Ale poważnie mowiąc, szczupłość żródeł pisanych dotyczących początków państwa polskiego to przede wszystkim funkcja braku języka pisanego i braku znajomości ówczesnego języka uniwersalnego, łaciny. Zauważ, że ilość zródeł przyrasta wraz z postępami strukturalnymi chrystianizacji Polski, która przecież nie była aktem, ale trwającym co najmniej dwa wieki procesem. Szczupłość żródeł jest też funkcją peryferyjnego położenia ziem polskich w ówczesnej Europie. Hic sunt leones, jak to Rzymianie mawiali ;-).

Nie znamy żadnych faktów wskazujących na niszczenie najstarszych polskich archiwaliów przez zaborców. Archiwa kościelne, klasztorne i "cywilne" ulegały zniszczeniu z przyczyn naturalnych i losowych.

Pzdr.
Obrazek użytkownika Danz

Danz
Czytałem kiedyś artykuł w dodatku historycznym, nie pamiętam tylko czy wsieci, czy dorzeczy, gdzie autor opisywał w jaki sposób rządy zaborców (głównie w zaborze pruskim) niszczyły dokumenty i zabytki państwowości polskiej na terenach zaborów.  Opieram się więc na opinii dziennikarza, którego uznaję za autorytet w swojej dziedzinie.
Pozdrawiam.
P.S. niestety nie pamiętam, który to numer dodatku historycznego, bo pół roku temu zrobiłem generalne porządki w moich szufladach (przeczytane numery pism wylądowały w koszu).

Cytat:
Jeśli będziecie żądać tylko posłuszeństwa, to zgromadzicie wokół siebie samych durniów. 
Empedokles

Obrazek użytkownika tł

Trudno mi się do tego odnieść. Co prawda wiadomo, że podczas okupacji archeolodzy SS prowadzili prace w Biskupinie, aby udowodnić jego pragermańskie pochodzenie, ale pogłoski o zniszczeniu przez nich stanowiska okazały się nieprawdziwe.

W tym wątku komentowałem tylko sugestie, jakoby ktoś celowo ukrywał lub niszczył żródła pisane związane z początkami polskiej państwowości.

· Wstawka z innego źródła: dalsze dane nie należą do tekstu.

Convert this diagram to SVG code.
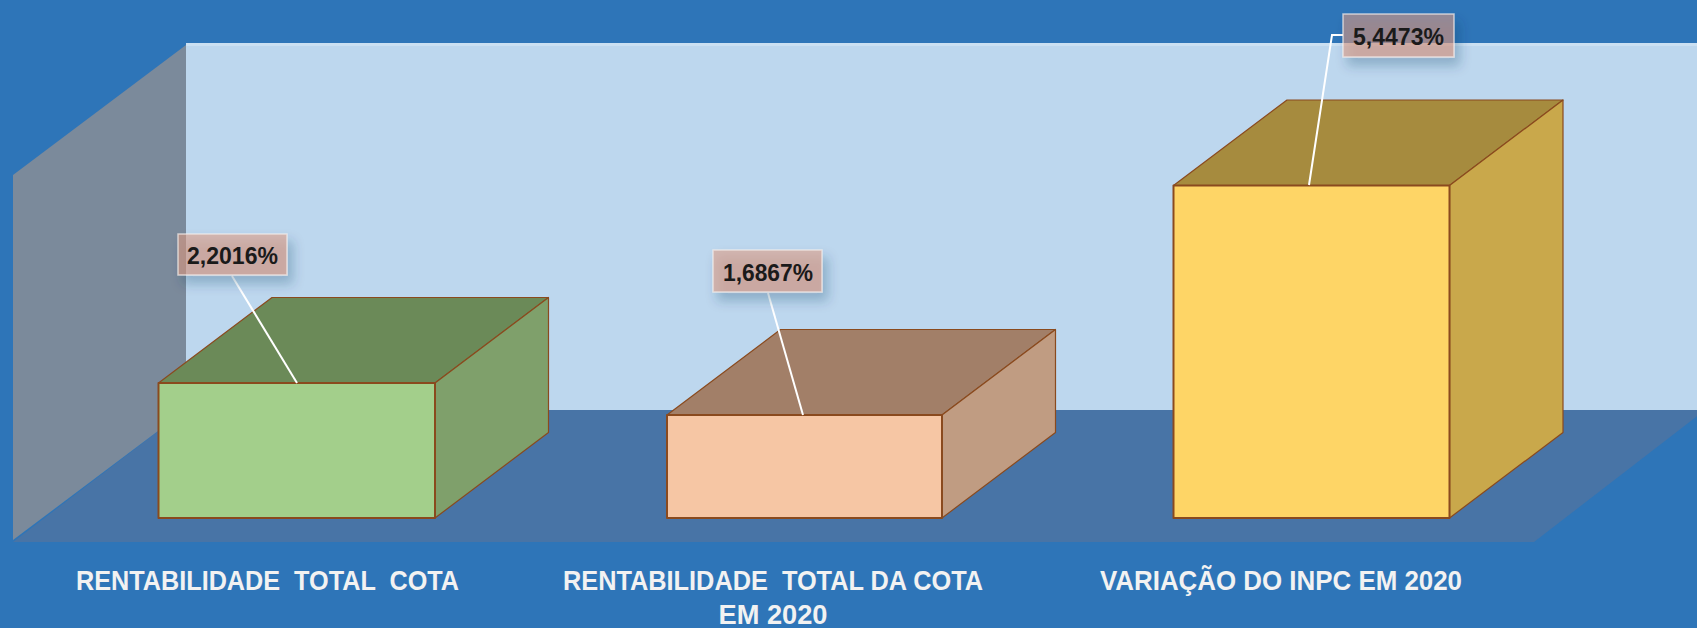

Powtórze, że nic mi o tym nie wiadomo.

Pzdr.
Obrazek użytkownika ro

ro
Nie zdziwiłbym się, gdyby takie dokumenty się znalazły.
Skoro odnajdywane są kolejne Ewangelie...

A oficjalna historia już parę razy została napisana, tak więc nihil novi.
Obrazek użytkownika max

max
Istniała, i co najmniej 100-kę lat wcześniej. :)
Już wpadłem na fb na Kota, małą potyczkę mieliśmy. ;)

O istnieniu państwa decyduje - no cóż, bycie państwem, z którym inni się liczą i zauważają.
Thietmar? A fe... ;)

 

"Cave me, Domine, ab amico, ab inimico vero me ipse cavebo."
Obrazek użytkownika Szary Kot

Szary Kot
my z reguły mamy potyczki... hmmmmmmm angel
 

"Miejcie odwagę... nie tę tchnącą szałem, która na oślep leci bez oręża,
Lecz tę, co sama niezdobytym wałem przeciwne losy stałością zwycięża."
Obrazek użytkownika ro

ro
się popotyczkowac tutaj, tak żeby zaco-fani, którzy  fejkzbuka nie mają, też mieli trochę uciechy? 



 
Obrazek użytkownika Szary Kot

Szary Kot
zatem stawiam tezę:
Chrzest Mieszka I to był poczatek państwa polskiego i nasze wejście w krąg zachodniej kultury europejskiej.

Teraz kolej na Maxa. cool
 

"Miejcie odwagę... nie tę tchnącą szałem, która na oślep leci bez oręża,
Lecz tę, co sama niezdobytym wałem przeciwne losy stałością zwycięża."